Come sottolineato da alcuni media stranieri, specie quelli asiatici e da considerarsi “rivali” di Pechino — come il Giappone -, la Cina ha già speso miliardi di dollari in propaganda per spingere le proprie iniziative come ad esempio la Via della Seta.
Tuttavia, secondo un sondaggio del 2017 realizzato dal Pew Research Center, “la maggior parte delle persone in Paesi come il Giappone, la Germania e l’Italia vedono la Cina in modo negativo”.
Voice of China costituirebbe dunque una risposta proprio a questo dilemma.
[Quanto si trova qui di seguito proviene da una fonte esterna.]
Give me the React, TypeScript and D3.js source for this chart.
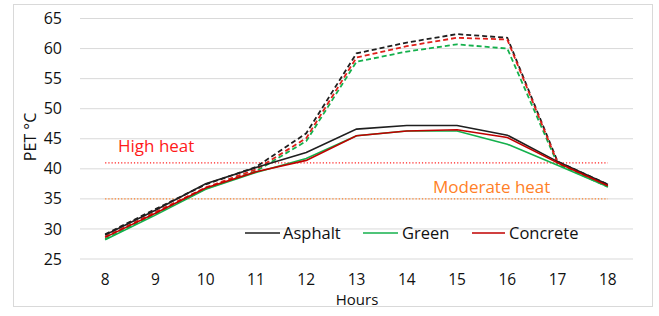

Alcuni analisti — infatti — hanno sempre preferito usare il termine smart power anziché soft power, per evidenziare come l’influenza di Pechino sul resto del mondo sia stata esercitata, nel tempo, soprattutto grazie a investimenti e acquisizioni — e costruzione di infrastrutture — anziché a un vero e proprio tentativo di natura culturale.
Pesano le tante differenze culturali tra Oriente e Occidente che non consentono una semplice e immediata capacità da parte della Cina di influenzare l’opinione pubblica internazionale a proprio vantaggio. A sua volta l’opinione pubblica internazionale non pare permeabile rispetto a un modello percepito come distante e talvolta, grazie alla rappresentazione mediatica occidentale, pericoloso. “La Cina si compra tutto”, “finiremo per diventare tutti cinesi”: esempi di vulgata che hanno trovato spesso sponda sui media occidentali tesi a raccontare il Paese attraverso una sorta di narrazione degli eccessi. Pechino, a dire il vero, non ha fatto granché per ovviare a questi pregiudizi: il suo atteggiamento attraverso i media, specie negli anni scorsi, è apparso quasi infantile nelle sue rabbiose reazioni ad accuse provenienti da media internazionali.
Queste difficoltà, unite al sentimento del Partito comunista cinese che unifica il senso di informazione a quello di propaganda, hanno sempre reso molto complicato il lavoro dei media cinesi, più spesso ingaggiati in una vera e proprio difesa del proprio Paese da accuse provenienti dalla comunità internazionale. Nel tempo la Cina ha dato la sensazione di sentirsi accerchiata su temi come quelli inerenti ai diritti umani, la tutela delle minoranze, l’inquinamento e la pena di morte. Anche per questo, la risposta propagandistica di Pechino è apparsa debole, quando non rabbiosa, sempre in difesa e incapace di raccontare le ragioni della potenza asiatica.
Nell’intento di invertire questa tendenza sicuramente hanno contribuito molto i tanti “Centri Confucio” sparsi per il mondo ma di recente, al di là della recente operazione di “Voice of China”, si può senza dubbio registrare un nuovo approccio dei media cinesi nello scenario informativo internazionale.
Ci sono alcune zone del mondo dove il lavoro degli operatori dell’informazione di Pechino ha già raggiunto importanti risultati: in Africa, ad esempio, la potenza di fuoco cinese è impressionante e non solo i media sono in grado di raddrizzare le informazioni sulla Cina ma addirittura di dettare le agende dei media locali e nazionali, grazie a una presenza capillare.
Stiamo parlando infatti di un Paese che all’interno di “Voice of China” — che riecheggia la “Voice of America” di Washington creata nel secondo dopoguerra — raggrupperà, come spesso accade con il gigante asiatico, numeri di un certo rilievo. La televisione di stato Cctv, infatti, ha attualmente più di 70 uffici all’estero, mentre China Radio International trasmette in oltre 60 lingue. E chissà che questa volta la Cina non entri anche nei nostri riferimenti culturali, oltre che nella nostra vita economica.